- Material provided:
+ + +

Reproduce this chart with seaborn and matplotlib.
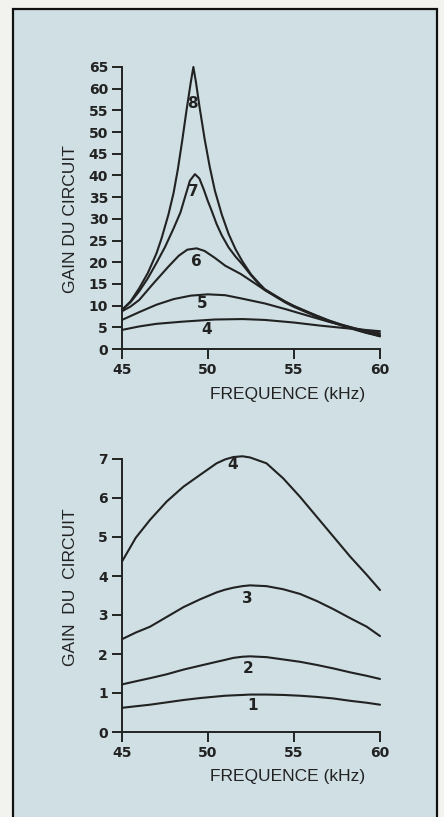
import pandas as pd
import seaborn as sns
import matplotlib.pyplot as plt
from matplotlib.patches import Rectangle

# Top chart: gain curves 4..8 (kHz, gain)
top_f8 = [45, 45.5, 46, 46.5, 47, 47.3, 47.7, 48, 48.25, 48.5, 48.75, 49.0, 49.15,
          49.3, 49.5, 49.8, 50.1, 50.4, 50.8, 51.2, 51.6, 52.0, 52.5, 53.0, 53.3,
          54, 54.5, 55, 55.7, 56.3, 57, 57.7, 58.5, 59.2, 60]
top_g8 = [9, 11, 14, 17.5, 22, 25.5, 31, 36, 41.5, 48, 55, 61.5, 65,
          61.5, 56, 48.5, 42, 36.5, 31, 26.5, 23, 20.2, 17.2, 15, 13.8,
          12.1, 10.9, 9.9, 8.7, 7.7, 6.6, 5.6, 4.6, 3.8, 2.9]
top_f7 = [45, 45.5, 46, 46.5, 47, 47.5, 48, 48.4, 48.7, 48.95, 49.24,
          49.5, 49.75, 50, 50.2, 50.5, 50.8, 51.2, 51.6, 52.0, 52.5, 53.0, 53.3,
          54, 54.5, 55, 55.7, 56.3, 57, 57.7, 58.5, 59.2, 60]
top_g7 = [9, 10.8, 13.3, 16.3, 19.8, 23.5, 27.8, 31.5, 35.5, 38.8, 40.3,
          39.3, 36.8, 34, 32, 28.8, 26.2, 23.4, 21.3, 19.5, 17, 14.8, 13.6,
          11.9, 10.7, 9.7, 8.5, 7.5, 6.4, 5.5, 4.5, 3.7, 3.0]
top_f6 = [45, 45.5, 46, 46.8, 47.7, 48.3, 48.8, 49.34, 49.8, 50.4, 51.0, 51.9,
          52.7, 53.3, 54, 54.5, 55, 55.7, 56.3, 57, 57.7, 58.5, 59.2, 60]
top_g6 = [8.7, 9.8, 11.3, 15, 19, 21.5, 22.9, 23.2, 22.6, 21, 19.2, 17.3,
          15.2, 13.6, 12, 10.9, 9.9, 8.7, 7.7, 6.6, 5.7, 4.8, 4.0, 3.2]
top_f5 = [45, 46, 47, 48, 49, 50, 51, 52, 53.3, 54.5, 55.7, 57, 58.5, 60]
top_g5 = [6.7, 8.5, 10.2, 11.5, 12.3, 12.6, 12.4, 11.6, 10.5, 9.2, 7.8, 6.3, 4.8, 3.6]
top_f4 = [45, 46, 47, 48.5, 50.4, 52, 53.3, 55, 56.5, 58, 60]
top_g4 = [4.4, 5.2, 5.8, 6.3, 6.8, 6.9, 6.7, 6.1, 5.4, 4.8, 4.1]

# Bottom chart: gain curves 1..4
bot_f = [45, 45.8, 46.63, 47.6, 48.57, 49.53, 50.5, 51.0, 51.47, 52.0, 52.44, 53.4, 54.38,
         55.35, 56.32, 57.29, 58.26, 59.23, 60]
bot_g4 = [4.37, 4.98, 5.44, 5.91, 6.29, 6.59, 6.89, 6.99, 7.05, 7.07, 7.04, 6.89, 6.5,
          6.03, 5.52, 5.01, 4.5, 4.03, 3.64]
bot_g3 = [2.38, 2.55, 2.7, 2.95, 3.2, 3.4, 3.58, 3.65, 3.7, 3.74, 3.76, 3.74, 3.66,
          3.54, 3.36, 3.15, 2.92, 2.7, 2.46]
bot_g2 = [1.22, 1.3, 1.38, 1.48, 1.6, 1.7, 1.8, 1.85, 1.9, 1.93, 1.94, 1.92, 1.86,
          1.8, 1.72, 1.63, 1.53, 1.44, 1.36]
bot_g1 = [0.62, 0.66, 0.7, 0.76, 0.82, 0.87, 0.91, 0.93, 0.94, 0.95, 0.96, 0.96, 0.95,
          0.93, 0.9, 0.86, 0.8, 0.75, 0.7]

# curve number labels (text, x, y)
top_labels = [('8', 49.1, 56.7), ('7', 49.15, 36.2), ('6', 49.35, 20.1),
              ('5', 49.65, 10.6), ('4', 49.9, 4.4)]
bot_labels = [('4', 51.45, 6.85), ('3', 52.27, 3.43), ('2', 52.35, 1.64), ('1', 52.6, 0.69)]

top_yticks = list(range(0, 70, 5))
bot_yticks = list(range(0, 8))
xticks = [45, 50, 55, 60]

ink = '#222222'
bg = '#cfdfe4'

def long_df(pairs):
    rows = []
    for name, f, g in pairs:
        rows += [{'curve': name, 'f': a, 'g': b} for a, b in zip(f, g)]
    return pd.DataFrame(rows)

df_top = long_df([('8', top_f8, top_g8), ('7', top_f7, top_g7), ('6', top_f6, top_g6),
                  ('5', top_f5, top_g5), ('4', top_f4, top_g4)])
df_bot = long_df([('4', bot_f, bot_g4), ('3', bot_f, bot_g3),
                  ('2', bot_f, bot_g2), ('1', bot_f, bot_g1)])

sns.set_style('white')
plt.rcParams['font.family'] = ['Liberation Sans', 'DejaVu Sans']

fig = plt.figure(figsize=(4.44, 8.17), dpi=100, facecolor='#f2f2ef')
fig.patches.append(Rectangle((13 / 444, -0.02), 424 / 444, 1 - 9 / 817 + 0.02,
                             transform=fig.transFigure, facecolor=bg,
                             edgecolor='#111111', linewidth=1.6, zorder=-10))

ax1 = fig.add_axes([122 / 444, 1 - 349 / 817, 258 / 444, 282 / 817])
ax2 = fig.add_axes([122 / 444, 1 - 732 / 817, 258 / 444, 273 / 817])

def style(ax, df, yticks, labels, ymax, lab_y, ylab):
    ax.set_facecolor('none')
    ax.patch.set_alpha(0)
    sns.lineplot(data=df, x='f', y='g', units='curve', estimator=None, color=ink,
                 linewidth=1.5, ax=ax, legend=False)
    for ln in ax.lines:
        ln.set_clip_on(False)
        ln.set_solid_joinstyle('round')
    ax.set_xlim(45, 60)
    ax.set_ylim(0, ymax)
    ax.set_xticks(xticks)
    ax.set_yticks(yticks)
    ax.set_xticklabels([str(t) for t in xticks], family='DejaVu Sans',
                       fontweight='bold', fontsize=10, color=ink)
    ax.set_yticklabels([str(t) for t in yticks], family='DejaVu Sans',
                       fontweight='bold', fontsize=10, color=ink)
    sns.despine(ax=ax)
    for s in ('left', 'bottom'):
        ax.spines[s].set_color(ink)
        ax.spines[s].set_linewidth(1.4)
    ax.tick_params(axis='both', direction='out', length=7, width=1.4, color=ink, pad=3,
                   left=True, bottom=True)
    ax.set_xlabel('FREQUENCE (kHz)', fontsize=12.5, color=ink)
    ax.xaxis.set_label_coords(0.64, -0.135)
    ax.xaxis.label.set_va('top')
    ax.set_ylabel(ylab, fontsize=12.5, color=ink)
    ax.yaxis.set_label_coords(-0.198, lab_y)
    ax.yaxis.label.set(va='center', ha='center', rotation_mode='anchor')
    for t, x, y in labels:
        ax.text(x, y, t, ha='center', va='center', fontsize=11, fontweight='bold',
                family='DejaVu Sans', color=ink)

style(ax1, df_top, top_yticks, top_labels, 65, 0.461, 'GAIN DU CIRCUIT')
style(ax2, df_bot, bot_yticks, bot_labels, 7, 0.531, 'GAIN  DU  CIRCUIT')

fig.savefig('out.png', dpi=100, facecolor=fig.get_facecolor())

+ + +

Each line of the data is to be duplicated exactly; pictures stay out of the copy.

- Final result:
Reproduce this chart with seaborn and matplotlib.
import pandas as pd
import seaborn as sns
import matplotlib.pyplot as plt
from matplotlib.patches import Rectangle

# Top chart: gain curves 4..8 (kHz, gain)
top_f8 = [45, 45.5, 46, 46.5, 47, 47.3, 47.7, 48, 48.25, 48.5, 48.75, 49.0, 49.15,
          49.3, 49.5, 49.8, 50.1, 50.4, 50.8, 51.2, 51.6, 52.0, 52.5, 53.0, 53.3,
          54, 54.5, 55, 55.7, 56.3, 57, 57.7, 58.5, 59.2, 60]
top_g8 = [9, 11, 14, 17.5, 22, 25.5, 31, 36, 41.5, 48, 55, 61.5, 65,
          61.5, 56, 48.5, 42, 36.5, 31, 26.5, 23, 20.2, 17.2, 15, 13.8,
          12.1, 10.9, 9.9, 8.7, 7.7, 6.6, 5.6, 4.6, 3.8, 2.9]
top_f7 = [45, 45.5, 46, 46.5, 47, 47.5, 48, 48.4, 48.7, 48.95, 49.24,
          49.5, 49.75, 50, 50.2, 50.5, 50.8, 51.2, 51.6, 52.0, 52.5, 53.0, 53.3,
          54, 54.5, 55, 55.7, 56.3, 57, 57.7, 58.5, 59.2, 60]
top_g7 = [9, 10.8, 13.3, 16.3, 19.8, 23.5, 27.8, 31.5, 35.5, 38.8, 40.3,
          39.3, 36.8, 34, 32, 28.8, 26.2, 23.4, 21.3, 19.5, 17, 14.8, 13.6,
          11.9, 10.7, 9.7, 8.5, 7.5, 6.4, 5.5, 4.5, 3.7, 3.0]
top_f6 = [45, 45.5, 46, 46.8, 47.7, 48.3, 48.8, 49.34, 49.8, 50.4, 51.0, 51.9,
          52.7, 53.3, 54, 54.5, 55, 55.7, 56.3, 57, 57.7, 58.5, 59.2, 60]
top_g6 = [8.7, 9.8, 11.3, 15, 19, 21.5, 22.9, 23.2, 22.6, 21, 19.2, 17.3,
          15.2, 13.6, 12, 10.9, 9.9, 8.7, 7.7, 6.6, 5.7, 4.8, 4.0, 3.2]
top_f5 = [45, 46, 47, 48, 49, 50, 51, 52, 53.3, 54.5, 55.7, 57, 58.5, 60]
top_g5 = [6.7, 8.5, 10.2, 11.5, 12.3, 12.6, 12.4, 11.6, 10.5, 9.2, 7.8, 6.3, 4.8, 3.6]
top_f4 = [45, 46, 47, 48.5, 50.4, 52, 53.3, 55, 56.5, 58, 60]
top_g4 = [4.4, 5.2, 5.8, 6.3, 6.8, 6.9, 6.7, 6.1, 5.4, 4.8, 4.1]

# Bottom chart: gain curves 1..4
bot_f = [45, 45.8, 46.63, 47.6, 48.57, 49.53, 50.5, 51.0, 51.47, 52.0, 52.44, 53.4, 54.38,
         55.35, 56.32, 57.29, 58.26, 59.23, 60]
bot_g4 = [4.37, 4.98, 5.44, 5.91, 6.29, 6.59, 6.89, 6.99, 7.05, 7.07, 7.04, 6.89, 6.5,
          6.03, 5.52, 5.01, 4.5, 4.03, 3.64]
bot_g3 = [2.38, 2.55, 2.7, 2.95, 3.2, 3.4, 3.58, 3.65, 3.7, 3.74, 3.76, 3.74, 3.66,
          3.54, 3.36, 3.15, 2.92, 2.7, 2.46]
bot_g2 = [1.22, 1.3, 1.38, 1.48, 1.6, 1.7, 1.8, 1.85, 1.9, 1.93, 1.94, 1.92, 1.86,
          1.8, 1.72, 1.63, 1.53, 1.44, 1.36]
bot_g1 = [0.62, 0.66, 0.7, 0.76, 0.82, 0.87, 0.91, 0.93, 0.94, 0.95, 0.96, 0.96, 0.95,
          0.93, 0.9, 0.86, 0.8, 0.75, 0.7]

# curve number labels (text, x, y)
top_labels = [('8', 49.1, 56.7), ('7', 49.15, 36.2), ('6', 49.35, 20.1),
              ('5', 49.65, 10.6), ('4', 49.9, 4.4)]
bot_labels = [('4', 51.45, 6.85), ('3', 52.27, 3.43), ('2', 52.35, 1.64), ('1', 52.6, 0.69)]

top_yticks = list(range(0, 70, 5))
bot_yticks = list(range(0, 8))
xticks = [45, 50, 55, 60]

ink = '#222222'
bg = '#cfdfe4'

def long_df(pairs):
    rows = []
    for name, f, g in pairs:
        rows += [{'curve': name, 'f': a, 'g': b} for a, b in zip(f, g)]
    return pd.DataFrame(rows)

df_top = long_df([('8', top_f8, top_g8), ('7', top_f7, top_g7), ('6', top_f6, top_g6),
                  ('5', top_f5, top_g5), ('4', top_f4, top_g4)])
df_bot = long_df([('4', bot_f, bot_g4), ('3', bot_f, bot_g3),
                  ('2', bot_f, bot_g2), ('1', bot_f, bot_g1)])

sns.set_style('white')
plt.rcParams['font.family'] = ['Liberation Sans', 'DejaVu Sans']

fig = plt.figure(figsize=(4.44, 8.17), dpi=100, facecolor='#f2f2ef')
fig.patches.append(Rectangle((13 / 444, -0.02), 424 / 444, 1 - 9 / 817 + 0.02,
                             transform=fig.transFigure, facecolor=bg,
                             edgecolor='#111111', linewidth=1.6, zorder=-10))

ax1 = fig.add_axes([122 / 444, 1 - 349 / 817, 258 / 444, 282 / 817])
ax2 = fig.add_axes([122 / 444, 1 - 732 / 817, 258 / 444, 273 / 817])

def style(ax, df, yticks, labels, ymax, lab_y, ylab):
    ax.set_facecolor('none')
    ax.patch.set_alpha(0)
    sns.lineplot(data=df, x='f', y='g', units='curve', estimator=None, color=ink,
                 linewidth=1.5, ax=ax, legend=False)
    for ln in ax.lines:
        ln.set_clip_on(False)
        ln.set_solid_joinstyle('round')
    ax.set_xlim(45, 60)
    ax.set_ylim(0, ymax)
    ax.set_xticks(xticks)
    ax.set_yticks(yticks)
    ax.set_xticklabels([str(t) for t in xticks], family='DejaVu Sans',
                       fontweight='bold', fontsize=10, color=ink)
    ax.set_yticklabels([str(t) for t in yticks], family='DejaVu Sans',
                       fontweight='bold', fontsize=10, color=ink)
    sns.despine(ax=ax)
    for s in ('left', 'bottom'):
        ax.spines[s].set_color(ink)
        ax.spines[s].set_linewidth(1.4)
    ax.tick_params(axis='both', direction='out', length=7, width=1.4, color=ink, pad=3,
                   left=True, bottom=True)
    ax.set_xlabel('FREQUENCE (kHz)', fontsize=12.5, color=ink)
    ax.xaxis.set_label_coords(0.64, -0.135)
    ax.xaxis.label.set_va('top')
    ax.set_ylabel(ylab, fontsize=12.5, color=ink)
    ax.yaxis.set_label_coords(-0.198, lab_y)
    ax.yaxis.label.set(va='center', ha='center', rotation_mode='anchor')
    for t, x, y in labels:
        ax.text(x, y, t, ha='center', va='center', fontsize=11, fontweight='bold',
                family='DejaVu Sans', color=ink)

style(ax1, df_top, top_yticks, top_labels, 65, 0.461, 'GAIN DU CIRCUIT')
style(ax2, df_bot, bot_yticks, bot_labels, 7, 0.531, 'GAIN  DU  CIRCUIT')

fig.savefig('out.png', dpi=100, facecolor=fig.get_facecolor())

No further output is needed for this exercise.